Ces derniers jours ont éclaté deux événements dont la haute gravité est aisément perçue dans l’opinion publique tunisienne et auprès du citoyen profane, deux symptômes d’un état morbide dont la Tunisie est victime depuis dix ans. En premier lieu, le limogeage brutal et après seulement six semaines d’exercice de la jeune Olfa Hamdi, PDG de Tunisair, fleuron des entreprises publiques nationales qui souffrait déjà d’une crise chronique de gouvernance. L’autre événement, bien qu’attendu, a été ressenti comme un choc dans la rue, les médias et dans la classe politique. Il s’agit de la publication par l’agence financière internationale Moody’s de la notation souveraine de la Tunisie qui a dégringolé au plus bas, aux portes de la faillite.
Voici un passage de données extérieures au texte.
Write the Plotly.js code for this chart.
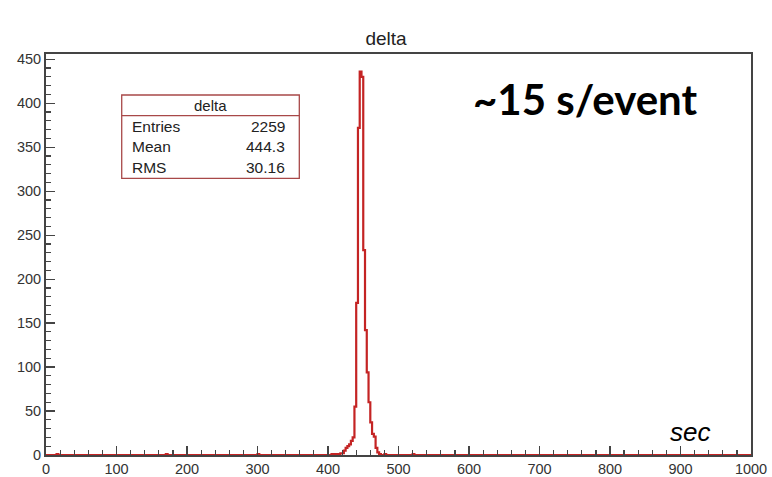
<!DOCTYPE html>
<html>
<head>
<meta charset="utf-8">
<script src="https://cdn.plot.ly/plotly-3.0.1.min.js"></script>
<style>html,body{margin:0;padding:0;background:#fff;}#chart{width:772px;height:477px;}</style>
</head>
<body>
<div id="chart"></div>
<script>
// Histogram "delta": bin width 2.5 over 0..1000; only non-empty bins listed
const binWidth = 2.5;
const xMin = 0, xMax = 1000;
const binLow = [15, 170, 300, 405, 410, 415, 417.5, 420, 422.5, 425, 427.5, 430, 432.5, 435, 437.5, 440, 442.5, 445, 447.5, 450, 452.5, 455, 457.5, 460, 462.5, 465, 467.5, 470, 472.5, 480, 520];
const counts = [1, 1, 1, 1, 1, 1, 2, 2, 5, 8, 10, 12, 16, 20, 55, 173, 372, 436, 430, 233, 142, 94, 60, 37, 24, 21, 8, 3, 1, 1, 1];
const statsLabels = ["Entries", "Mean", "RMS"];
const statsValues = ["2259", "444.3", "30.16"];
const histName = "delta";

const nb = Math.round((xMax - xMin) / binWidth);
const full = new Array(nb).fill(0);
binLow.forEach((b, i) => { full[Math.round((b - xMin) / binWidth)] = counts[i]; });
const xs = [], ys = [];
for (let i = 0; i < nb; i++) { xs.push(xMin + i * binWidth); ys.push(full[i]); }
xs.push(xMax); ys.push(full[nb - 1]);

const trace = {
  x: xs, y: ys, type: 'scatter', mode: 'lines',
  line: {shape: 'hv', color: '#c42424', width: 2.2},
  hoverinfo: 'skip', showlegend: false
};

const boxColor = '#a84848';
const bx0 = 0.1074, bx1 = 0.3593, by0 = 0.690, by1 = 0.8978, bdiv = 0.8461;
const rowsY = [0.8187, 0.7688, 0.7175];
const F = 'Liberation Sans, Arial, sans-serif';
const annotations = [
  {text: histName, xref: 'paper', yref: 'paper', x: (bx0 + bx1) / 2, y: 0.871, showarrow: false,
   font: {family: F, size: 15, color: '#222'}, xanchor: 'center', yanchor: 'middle'},
  {text: '~15 s/event', xref: 'paper', yref: 'paper', x: 0.765, y: 0.887, showarrow: false,
   font: {family: 'Lato, Open Sans, sans-serif', size: 42, color: '#000', weight: 'bold'}, xanchor: 'center', yanchor: 'middle'},
  {text: 'sec', xref: 'paper', yref: 'paper', x: 0.913, y: 0.058, showarrow: false,
   font: {family: F, size: 26, color: '#000', style: 'italic'}, xanchor: 'center', yanchor: 'middle'}
];
statsLabels.forEach((lab, i) => {
  annotations.push({text: lab, xref: 'paper', yref: 'paper', x: 0.1191, y: rowsY[i], showarrow: false,
    xanchor: 'left', yanchor: 'middle', font: {family: F, size: 15.5, color: '#222'}});
  annotations.push({text: statsValues[i], xref: 'paper', yref: 'paper', x: 0.3418, y: rowsY[i], showarrow: false,
    xanchor: 'right', yanchor: 'middle', font: {family: F, size: 15.5, color: '#222'}});
});

const layout = {
  width: 772, height: 477,
  margin: {l: 46, r: 21, t: 54, b: 22, pad: 0},
  paper_bgcolor: '#fff', plot_bgcolor: '#fff',
  title: {text: histName, x: 0.5, xanchor: 'center', y: 1 - 38 / 477, yanchor: 'middle',
          font: {family: F, size: 19, color: '#222'}},
  xaxis: {range: [xMin, xMax], dtick: 100, tick0: 0, ticks: 'inside', ticklen: 9, tickwidth: 1.2, tickcolor: '#444',
          minor: {dtick: 20, ticks: 'inside', ticklen: 5, tickcolor: '#444', showgrid: false},
          showgrid: false, zeroline: false, showline: true, mirror: true, linecolor: '#444', linewidth: 2,
          tickfont: {family: F, size: 14.5, color: '#333'}, fixedrange: true},
  yaxis: {range: [0, 456], dtick: 50, tick0: 0, ticks: 'inside', ticklen: 9, tickwidth: 1.2, tickcolor: '#444',
          minor: {dtick: 10, ticks: 'inside', ticklen: 5, tickcolor: '#444', showgrid: false},
          showgrid: false, zeroline: false, showline: true, mirror: true, linecolor: '#444', linewidth: 2,
          tickfont: {family: F, size: 14.5, color: '#333'}, fixedrange: true},
  shapes: [
    {type: 'rect', xref: 'paper', yref: 'paper', x0: bx0, x1: bx1, y0: by0, y1: by1,
     line: {color: boxColor, width: 1.3}, fillcolor: '#fff', layer: 'above'},
    {type: 'line', xref: 'paper', yref: 'paper', x0: bx0, x1: bx1, y0: bdiv, y1: bdiv,
     line: {color: boxColor, width: 1.3}, layer: 'above'}
  ],
  annotations: annotations
};

Plotly.newPlot('chart', [trace], layout, {displayModeBar: false, staticPlot: true});
</script>
</body>
</html>
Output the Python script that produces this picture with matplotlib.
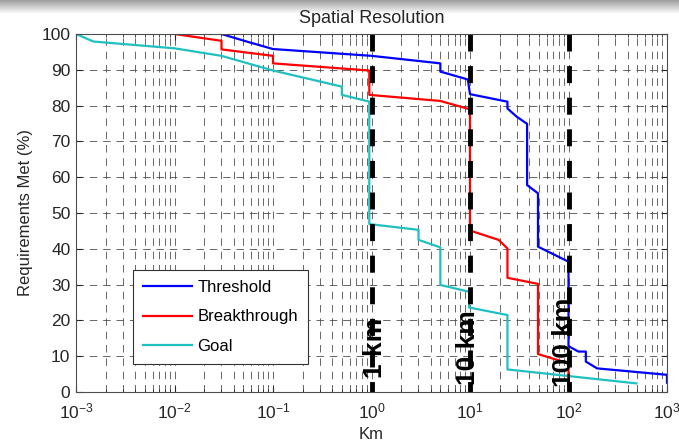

Ces deux nouvelles, même si elles sont situées sur des échelles économiques et politiques apparemment différentes, signalent et soulignent la profondeur d’un mal dont le pays est atteint depuis longtemps.
Point de repère pour les politiques
Depuis l’immémoriale aventure du Déluge, se déplacer à travers les immensités hostiles des houles est fortement lié à la capacité à se mouvoir d’un port paisible vers un autre port paisible, toutes voiles déployées, timon bien en main, bon œil et bonne ouïe en alerte, pour ne ressentir, accueillir et penser rien d’autre que le tracé rassurant d’une ligne d’horizon, celle qui fera surgir un beau matin (ou un beau soir, quand il y a phare!), la joyeuse certitude de la terre ferme…
Les voici cependant bien incapables de naviguer même à vue, laissant le bateau ivre à ses dérives, aux caprices impétueux des cyclones annoncés, aux menaces de le voir se fracasser sur des écueils pourtant bien visibles!
Une décennie de vaches aussi maigres que folles
Depuis le 14 janvier 2011, date de la fuite du dictateur, en effet, des cohortes de femmes et d’hommes se sont découvert ou inventé vocation et destin politiques. Libérés soudain de leur inertie forcée face à la chose publique, ils se sont installés sur la nacelle au sommet du mât de misaine, scrutant les airs et les ciels, lisant dans les sombres nuées qui avancent, criant aux mauvaises manœuvres de leurs rivaux ou concurrents, capitaines incompétents, prévenant, au rythme des dangereux tangages qu’ils subissent, des pires périls qui croissent et finissent, çà et là, par advenir. Toutes ces clameurs venant d’un bâtiment où rien ne va achèvent par convaincre nos veules pilotes que la meilleure solution pour mettre le cap vers le salut serait de faire taire les stridences d’oiseaux de noirs augures…
Quelles perspectives ?
«Si croît le péril, croît ce qui sauve…», disait le poète allemand Hölderlin. Cette espérance sertie dans la lucidité en face du désastre exige des nouveaux responsables politiques qu’ils maintiennent fermement deux certitudes, deux vérités à présent avérées. La toute première, c’est que, quel qu’en soit le prix, les Tunisiennes et les Tunisiens ne seront plus dépossédés de leur liberté. Aucune mise au pas, aucune répression, plus aucune démagogie ne sauraient ramener les Tunisiens en deçà de ce double refus de ce qu’ils ont subi et supporté depuis plus d’un demi-siècle. Ils déclineront tout impératif même légitimé par l’emballage de la loi, qui les empêcherait de s’exprimer et d’exprimer une colère ou une souffrance que personne d’autre qu’eux ne pourrait formuler et faire entendre. La liberté de dire, de crier, d’entrer dans la furie si le simple dire sage et civilisé n’a pas suffi pour faire bouger les choses et les responsables.
L’autre certitude devra engager le responsable nouveau à admettre enfin que le citoyen rejette l’oubli et l’abandon économique et culturel des vastes contrées de la Tunisie profonde qui représentent les deux tiers du territoire. Leur développement a été affiché haut et fort comme un enjeu primordial dès le tout début de ce que nous continuons à nommer «Révolution». Or il n’en reste que les vagues promesses. Ces régions dites «de l’intérieur» sont autant convaincues de leur dignité de Tunisiens, de leurs hauts faits et mérites dans les luttes de la Nation que de leurs atouts et richesses naturelles et humaines. Or elles sont négligées ou délibérément ignorées par les régimes défunts comme par celui qui prétend conduire le changement radical annoncé.